Friday, June 6, 2008
The View from Inside the Bubble
Last weekend, I accompanied Interesting Development to his college reunion at a selective liberal arts college located in the middle of nowhere.
You have to understand something about ID's relationship to his alma mater: he loves this place. So I was excited to visit the place that had made such an impression on him. I thought I was more or less prepared, because I'd attended a SLAC myself – albeit an urban one, and as a sophomore-year transfer student.

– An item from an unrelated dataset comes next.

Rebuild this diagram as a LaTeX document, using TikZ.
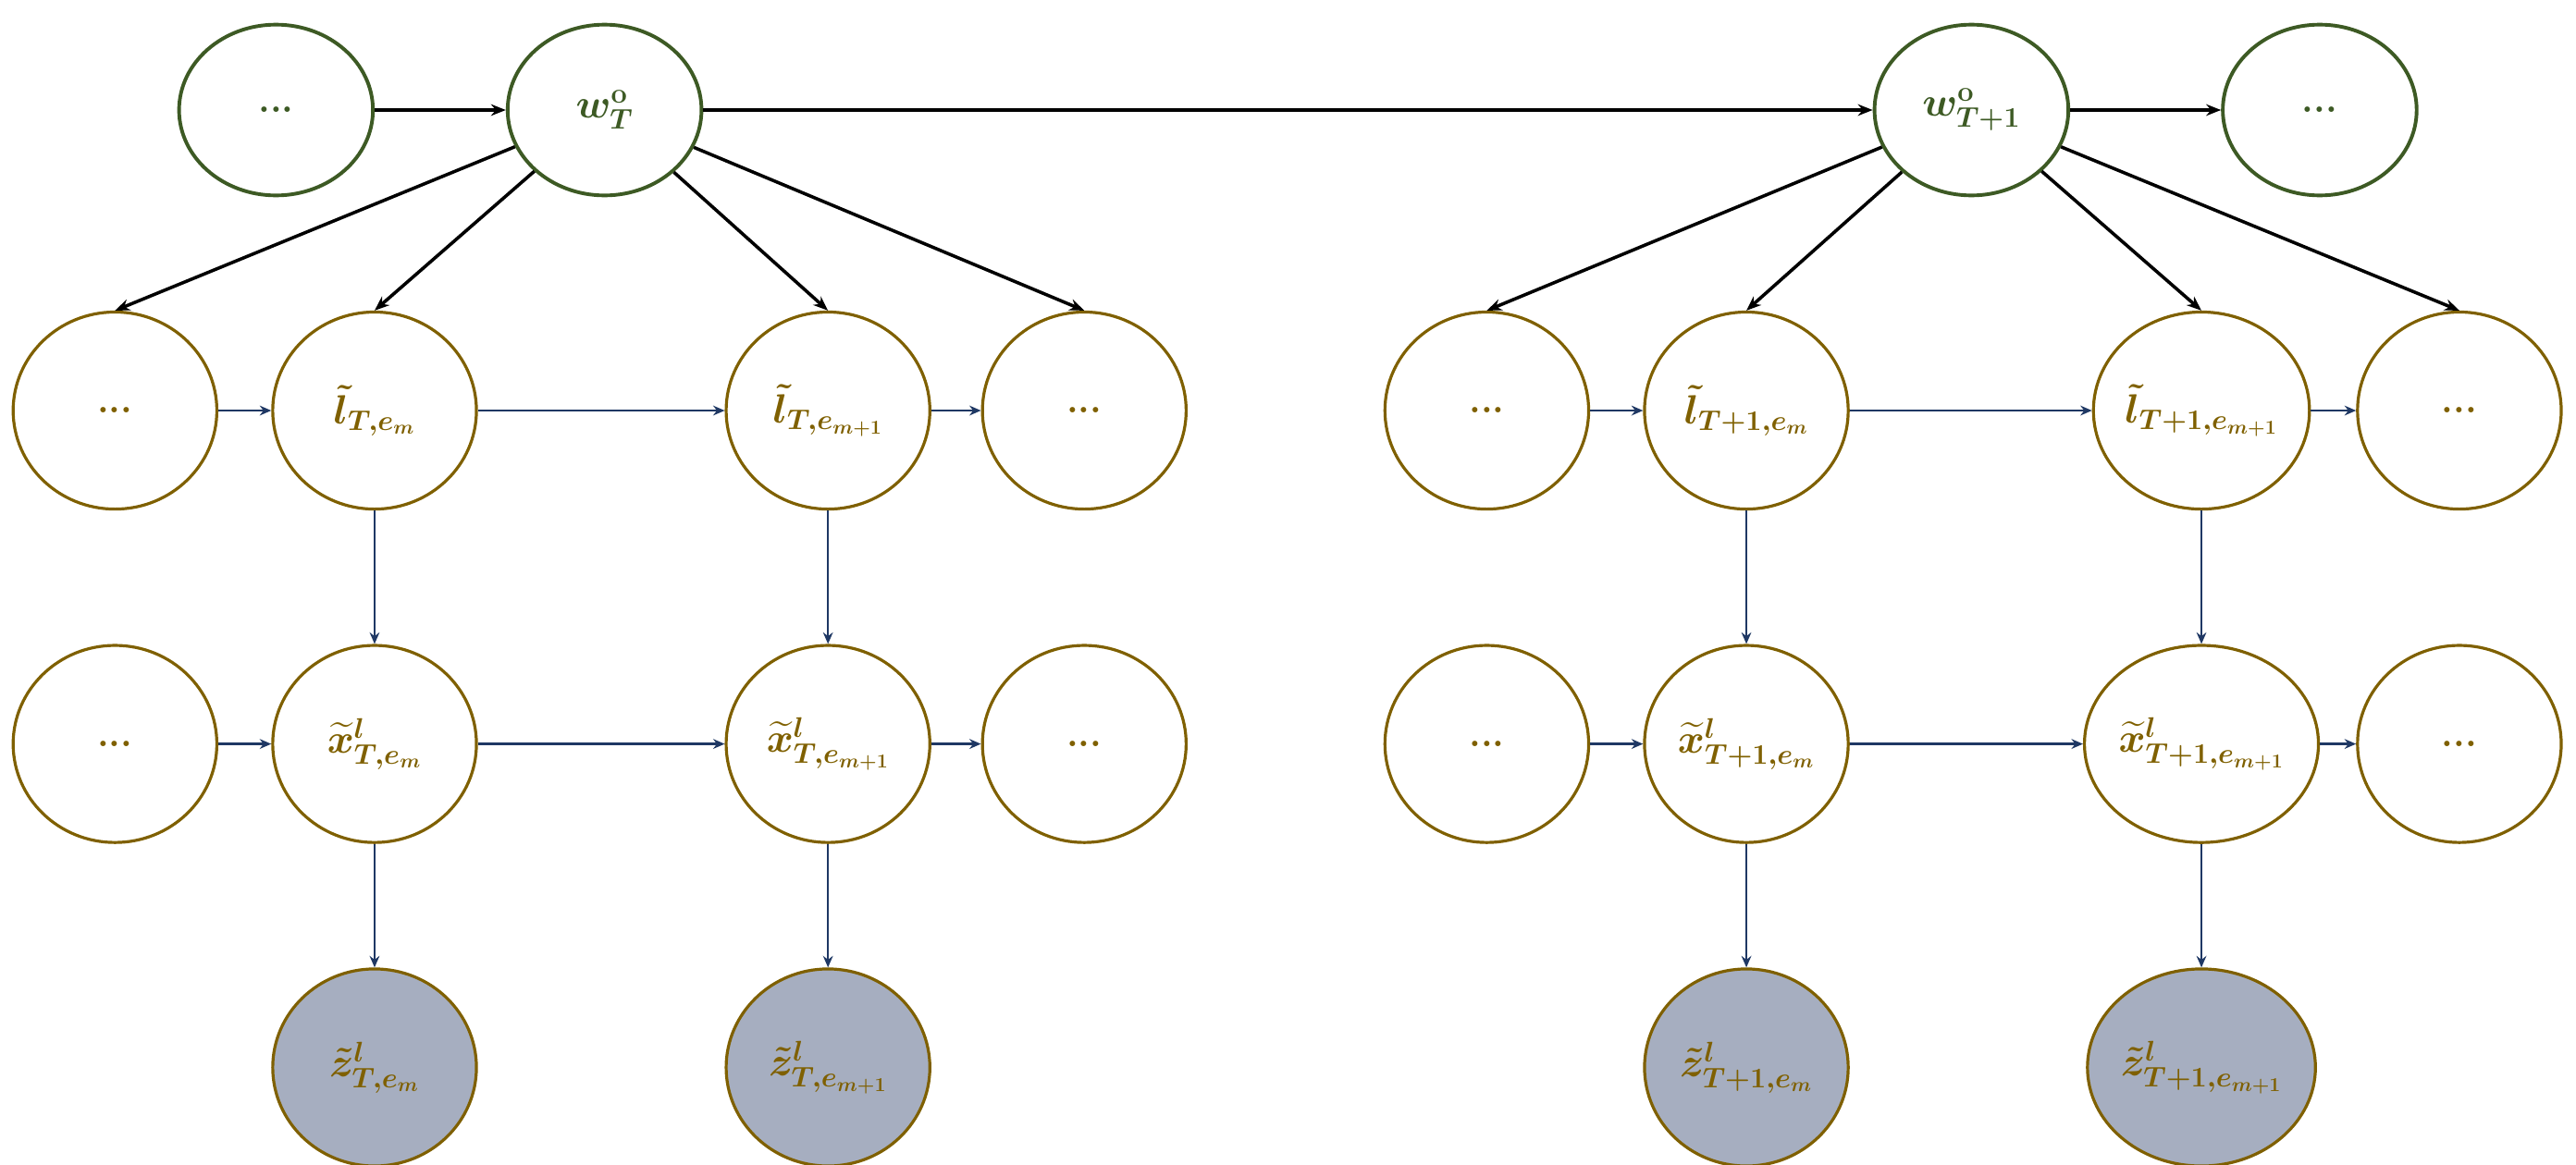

Then we got there, and I experienced some pretty severe culture shock. Sure, it was superficially similar: Student population of under 2000; small classes; emphasis on academic excellence; all that. But this was different. For one thing, the place is located in a "town" of 1900 (that's including the students, mind you). It's a residential college, both by design, and because the college is the town (and the next nearest tiny hamlet is a ten-minute drive away), which means that if you're a student there, you live on campus for four years. You have a sandwich or a coffee at one of the three restaurants in town (a coffee shop with a small breakfast/lunch menu, a brew pub/restaurant, a deli). You buy beer and munchies at the local market, which is really a convenience store on steroids. No need for real groceries, because you take all your meals in the dining hall. You don't worry about juggling work and class schedules, because the only work to be had in town is at one of the aforementioned three restaurants, or work-study. Your life, in other words, is the college. Everyone knows the canonical college songs, and sings them.
It would be easy to make fun of the insularity of the place. But here's the thing (and this is very hard for someone with a longstanding and resolutely lower-middle-class identity to admit): I liked it there. I liked the ivory-tower-ness of it all. I liked the collegiate gothic buildings and the prettiness of the campus. I liked the idea of the centrality of the college to students' lives (as opposed to my own experience, where my job and my off-campus life were important counterweights, and to the experience of my own urban-commuter-uni students, for whom the university is the periphery of their lives, rather than the core). God help me, I even liked the college songs (well, not the songs themselves so much as the idea of them). This, to me, was like a dream of college, rather than anything I had ever seen in action.
It was a bubble, for sure. But after spending 72 hours there, I have to admit that the view from inside the bubble is pretty nice.